### Information supplied:
···
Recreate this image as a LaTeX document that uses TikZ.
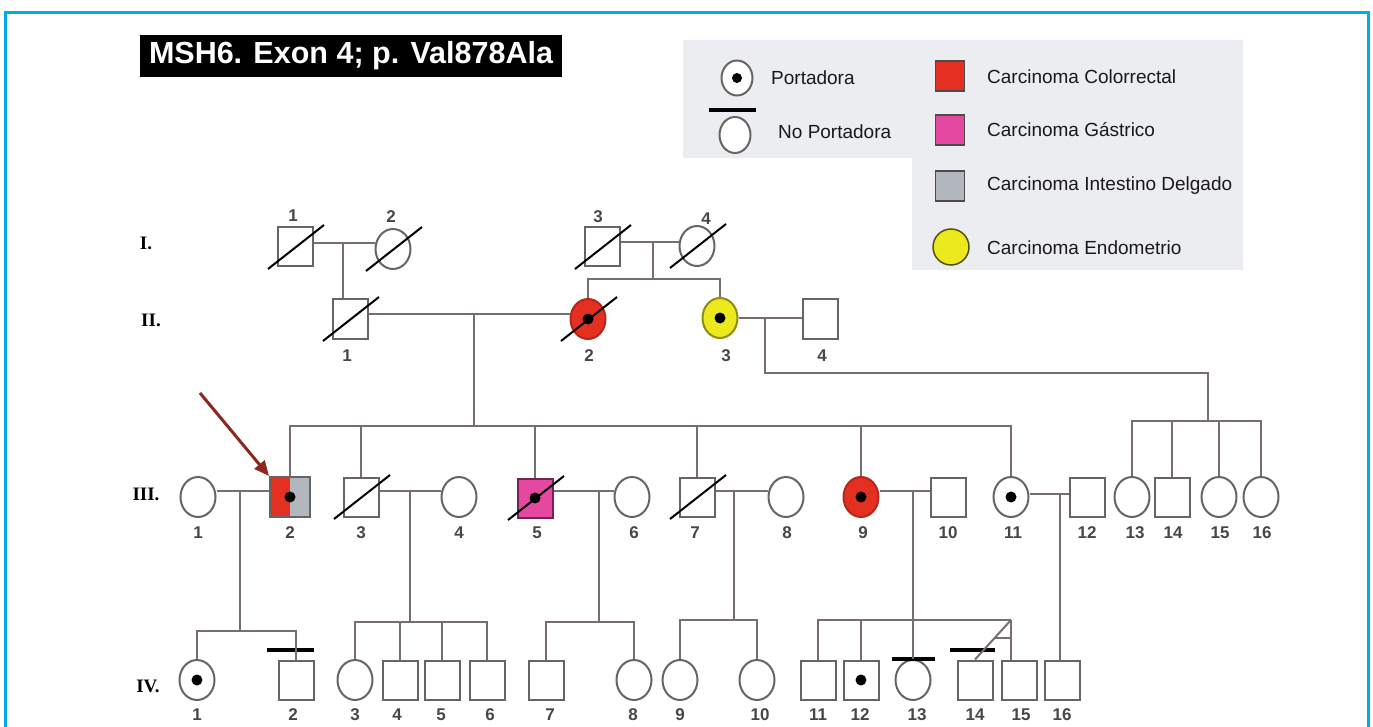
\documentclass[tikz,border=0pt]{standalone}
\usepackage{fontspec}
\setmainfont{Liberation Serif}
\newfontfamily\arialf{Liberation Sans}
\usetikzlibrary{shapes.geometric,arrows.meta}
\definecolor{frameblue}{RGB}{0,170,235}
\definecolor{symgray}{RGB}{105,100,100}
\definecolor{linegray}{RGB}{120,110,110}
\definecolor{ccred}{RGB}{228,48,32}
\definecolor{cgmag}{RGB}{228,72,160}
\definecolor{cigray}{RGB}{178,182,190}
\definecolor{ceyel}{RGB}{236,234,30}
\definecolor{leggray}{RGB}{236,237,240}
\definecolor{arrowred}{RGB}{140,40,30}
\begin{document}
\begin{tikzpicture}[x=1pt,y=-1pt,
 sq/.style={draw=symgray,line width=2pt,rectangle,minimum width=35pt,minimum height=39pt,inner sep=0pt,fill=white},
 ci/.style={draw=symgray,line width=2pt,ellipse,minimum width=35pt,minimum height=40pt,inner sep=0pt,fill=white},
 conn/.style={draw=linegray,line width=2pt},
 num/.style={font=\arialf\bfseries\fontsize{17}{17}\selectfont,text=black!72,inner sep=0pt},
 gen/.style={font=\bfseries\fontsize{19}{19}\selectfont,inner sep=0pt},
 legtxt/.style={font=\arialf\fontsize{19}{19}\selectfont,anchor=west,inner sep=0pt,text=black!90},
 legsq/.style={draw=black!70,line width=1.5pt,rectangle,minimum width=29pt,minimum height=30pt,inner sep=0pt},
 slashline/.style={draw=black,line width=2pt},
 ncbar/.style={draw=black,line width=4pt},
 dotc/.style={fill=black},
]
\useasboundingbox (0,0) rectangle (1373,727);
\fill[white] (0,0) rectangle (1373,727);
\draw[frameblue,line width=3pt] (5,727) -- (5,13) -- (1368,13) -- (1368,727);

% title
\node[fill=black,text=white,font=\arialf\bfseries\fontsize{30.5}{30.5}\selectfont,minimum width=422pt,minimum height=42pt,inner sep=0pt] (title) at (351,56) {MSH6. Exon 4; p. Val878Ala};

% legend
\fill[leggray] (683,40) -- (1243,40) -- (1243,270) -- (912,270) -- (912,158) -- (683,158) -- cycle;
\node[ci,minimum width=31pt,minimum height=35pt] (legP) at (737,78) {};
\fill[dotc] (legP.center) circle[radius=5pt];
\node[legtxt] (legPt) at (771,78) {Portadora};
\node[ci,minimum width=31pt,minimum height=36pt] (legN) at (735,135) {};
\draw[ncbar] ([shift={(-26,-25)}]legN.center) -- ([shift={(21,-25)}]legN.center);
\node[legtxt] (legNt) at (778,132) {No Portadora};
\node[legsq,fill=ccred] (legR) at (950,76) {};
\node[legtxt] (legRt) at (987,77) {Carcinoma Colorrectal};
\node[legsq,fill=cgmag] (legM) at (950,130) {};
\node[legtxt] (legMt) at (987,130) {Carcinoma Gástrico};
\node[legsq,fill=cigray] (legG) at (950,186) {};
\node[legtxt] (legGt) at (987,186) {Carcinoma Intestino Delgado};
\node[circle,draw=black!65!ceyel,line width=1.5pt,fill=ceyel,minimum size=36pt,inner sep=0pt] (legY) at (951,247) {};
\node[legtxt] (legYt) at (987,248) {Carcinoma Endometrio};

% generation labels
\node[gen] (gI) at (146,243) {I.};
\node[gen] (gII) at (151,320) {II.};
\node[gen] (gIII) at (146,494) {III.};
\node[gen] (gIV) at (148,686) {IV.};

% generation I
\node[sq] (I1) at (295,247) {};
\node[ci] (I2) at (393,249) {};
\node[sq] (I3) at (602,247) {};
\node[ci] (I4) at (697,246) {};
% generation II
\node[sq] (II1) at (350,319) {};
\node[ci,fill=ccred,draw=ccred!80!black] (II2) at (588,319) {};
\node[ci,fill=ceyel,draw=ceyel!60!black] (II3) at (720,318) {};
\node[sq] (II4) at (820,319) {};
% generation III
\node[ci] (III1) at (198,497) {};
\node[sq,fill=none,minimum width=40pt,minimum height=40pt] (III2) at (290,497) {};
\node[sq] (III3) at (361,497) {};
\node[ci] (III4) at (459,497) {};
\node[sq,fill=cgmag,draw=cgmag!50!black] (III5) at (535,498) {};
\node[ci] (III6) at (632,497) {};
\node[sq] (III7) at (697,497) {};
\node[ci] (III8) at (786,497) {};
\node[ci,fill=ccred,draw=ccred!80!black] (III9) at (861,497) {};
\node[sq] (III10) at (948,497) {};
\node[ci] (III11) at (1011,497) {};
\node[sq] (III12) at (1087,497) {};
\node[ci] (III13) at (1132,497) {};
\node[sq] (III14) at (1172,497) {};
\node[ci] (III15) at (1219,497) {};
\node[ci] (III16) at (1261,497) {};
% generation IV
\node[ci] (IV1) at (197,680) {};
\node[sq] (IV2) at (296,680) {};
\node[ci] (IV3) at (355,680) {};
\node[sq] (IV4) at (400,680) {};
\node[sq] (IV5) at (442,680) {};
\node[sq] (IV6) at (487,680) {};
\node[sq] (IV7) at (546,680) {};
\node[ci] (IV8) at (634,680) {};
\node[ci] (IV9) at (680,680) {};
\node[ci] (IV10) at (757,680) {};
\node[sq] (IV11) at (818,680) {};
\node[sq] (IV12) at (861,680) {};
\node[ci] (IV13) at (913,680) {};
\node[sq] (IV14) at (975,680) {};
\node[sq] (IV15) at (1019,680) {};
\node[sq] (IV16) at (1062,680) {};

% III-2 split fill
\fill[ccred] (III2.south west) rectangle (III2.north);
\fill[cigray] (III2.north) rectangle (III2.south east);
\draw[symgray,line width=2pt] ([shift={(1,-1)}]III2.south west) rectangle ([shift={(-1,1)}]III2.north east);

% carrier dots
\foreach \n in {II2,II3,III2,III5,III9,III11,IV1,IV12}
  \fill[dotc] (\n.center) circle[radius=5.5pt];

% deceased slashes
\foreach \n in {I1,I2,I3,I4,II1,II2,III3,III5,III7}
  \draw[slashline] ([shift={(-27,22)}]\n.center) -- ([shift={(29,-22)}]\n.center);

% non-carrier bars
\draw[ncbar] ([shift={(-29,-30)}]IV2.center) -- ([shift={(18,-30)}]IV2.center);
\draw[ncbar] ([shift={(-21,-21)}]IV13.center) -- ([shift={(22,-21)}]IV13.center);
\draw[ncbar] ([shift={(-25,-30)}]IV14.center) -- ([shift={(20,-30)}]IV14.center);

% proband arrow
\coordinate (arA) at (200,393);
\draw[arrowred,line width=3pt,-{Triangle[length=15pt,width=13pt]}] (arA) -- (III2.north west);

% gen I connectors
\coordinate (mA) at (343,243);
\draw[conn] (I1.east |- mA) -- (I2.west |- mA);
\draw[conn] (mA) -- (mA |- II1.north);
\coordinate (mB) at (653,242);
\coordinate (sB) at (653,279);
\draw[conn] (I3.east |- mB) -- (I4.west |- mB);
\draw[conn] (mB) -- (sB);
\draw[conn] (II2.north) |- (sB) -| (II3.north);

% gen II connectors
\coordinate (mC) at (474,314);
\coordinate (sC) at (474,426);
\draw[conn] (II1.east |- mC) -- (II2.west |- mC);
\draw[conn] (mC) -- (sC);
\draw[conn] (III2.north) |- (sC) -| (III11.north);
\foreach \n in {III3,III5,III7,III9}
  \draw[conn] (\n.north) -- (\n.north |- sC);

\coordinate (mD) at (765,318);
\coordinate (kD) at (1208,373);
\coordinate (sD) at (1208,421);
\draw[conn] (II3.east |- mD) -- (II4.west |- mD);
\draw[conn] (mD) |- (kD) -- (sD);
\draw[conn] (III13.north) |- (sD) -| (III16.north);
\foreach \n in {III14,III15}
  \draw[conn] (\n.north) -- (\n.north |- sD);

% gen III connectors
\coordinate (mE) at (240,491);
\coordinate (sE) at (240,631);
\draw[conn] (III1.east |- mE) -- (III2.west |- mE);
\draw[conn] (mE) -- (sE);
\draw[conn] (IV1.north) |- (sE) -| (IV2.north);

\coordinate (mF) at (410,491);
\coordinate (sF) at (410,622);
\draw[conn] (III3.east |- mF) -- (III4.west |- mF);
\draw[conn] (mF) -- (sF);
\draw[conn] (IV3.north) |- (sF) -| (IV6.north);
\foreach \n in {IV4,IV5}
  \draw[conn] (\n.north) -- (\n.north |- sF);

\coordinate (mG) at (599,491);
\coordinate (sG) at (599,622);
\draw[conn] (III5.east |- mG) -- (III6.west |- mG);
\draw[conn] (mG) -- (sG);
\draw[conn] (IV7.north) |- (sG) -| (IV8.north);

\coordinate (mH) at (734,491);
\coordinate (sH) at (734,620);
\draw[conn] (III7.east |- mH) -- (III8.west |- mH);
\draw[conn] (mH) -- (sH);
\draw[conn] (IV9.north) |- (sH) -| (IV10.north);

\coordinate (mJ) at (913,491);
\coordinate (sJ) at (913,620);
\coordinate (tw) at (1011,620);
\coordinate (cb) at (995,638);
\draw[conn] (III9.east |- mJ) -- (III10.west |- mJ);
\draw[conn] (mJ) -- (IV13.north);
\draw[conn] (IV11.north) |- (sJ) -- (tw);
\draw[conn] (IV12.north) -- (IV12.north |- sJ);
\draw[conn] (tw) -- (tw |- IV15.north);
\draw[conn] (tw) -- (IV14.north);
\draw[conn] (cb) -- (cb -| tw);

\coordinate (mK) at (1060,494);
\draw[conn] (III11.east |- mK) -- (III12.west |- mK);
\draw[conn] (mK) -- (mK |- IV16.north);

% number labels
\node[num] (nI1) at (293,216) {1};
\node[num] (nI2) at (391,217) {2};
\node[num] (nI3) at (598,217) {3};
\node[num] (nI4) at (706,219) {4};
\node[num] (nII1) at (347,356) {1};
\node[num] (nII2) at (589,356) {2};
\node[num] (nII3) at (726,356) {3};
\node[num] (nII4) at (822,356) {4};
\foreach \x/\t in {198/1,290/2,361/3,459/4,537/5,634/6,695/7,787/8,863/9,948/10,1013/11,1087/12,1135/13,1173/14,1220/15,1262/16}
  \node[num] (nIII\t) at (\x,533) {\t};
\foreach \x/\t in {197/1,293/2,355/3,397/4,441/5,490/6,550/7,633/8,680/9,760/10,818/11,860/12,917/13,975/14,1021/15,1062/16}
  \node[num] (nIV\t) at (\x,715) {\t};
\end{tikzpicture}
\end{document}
···
### Problem to work on:
Repeat, word for word and with no pictures, only the lines running from the beginning of the data to the line that contains "width=422pt,minimum height=42pt,inner sep=0pt]".

### Result for this task:
Recreate this image as a LaTeX document that uses TikZ.
\documentclass[tikz,border=0pt]{standalone}
\usepackage{fontspec}
\setmainfont{Liberation Serif}
\newfontfamily\arialf{Liberation Sans}
\usetikzlibrary{shapes.geometric,arrows.meta}
\definecolor{frameblue}{RGB}{0,170,235}
\definecolor{symgray}{RGB}{105,100,100}
\definecolor{linegray}{RGB}{120,110,110}
\definecolor{ccred}{RGB}{228,48,32}
\definecolor{cgmag}{RGB}{228,72,160}
\definecolor{cigray}{RGB}{178,182,190}
\definecolor{ceyel}{RGB}{236,234,30}
\definecolor{leggray}{RGB}{236,237,240}
\definecolor{arrowred}{RGB}{140,40,30}
\begin{document}
\begin{tikzpicture}[x=1pt,y=-1pt,
 sq/.style={draw=symgray,line width=2pt,rectangle,minimum width=35pt,minimum height=39pt,inner sep=0pt,fill=white},
 ci/.style={draw=symgray,line width=2pt,ellipse,minimum width=35pt,minimum height=40pt,inner sep=0pt,fill=white},
 conn/.style={draw=linegray,line width=2pt},
 num/.style={font=\arialf\bfseries\fontsize{17}{17}\selectfont,text=black!72,inner sep=0pt},
 gen/.style={font=\bfseries\fontsize{19}{19}\selectfont,inner sep=0pt},
 legtxt/.style={font=\arialf\fontsize{19}{19}\selectfont,anchor=west,inner sep=0pt,text=black!90},
 legsq/.style={draw=black!70,line width=1.5pt,rectangle,minimum width=29pt,minimum height=30pt,inner sep=0pt},
 slashline/.style={draw=black,line width=2pt},
 ncbar/.style={draw=black,line width=4pt},
 dotc/.style={fill=black},
]
\useasboundingbox (0,0) rectangle (1373,727);
\fill[white] (0,0) rectangle (1373,727);
\draw[frameblue,line width=3pt] (5,727) -- (5,13) -- (1368,13) -- (1368,727);

% title
\node[fill=black,text=white,font=\arialf\bfseries\fontsize{30.5}{30.5}\selectfont,minimum width=422pt,minimum height=42pt,inner sep=0pt] (title) at (351,56) {MSH6. Exon 4; p. Val878Ala};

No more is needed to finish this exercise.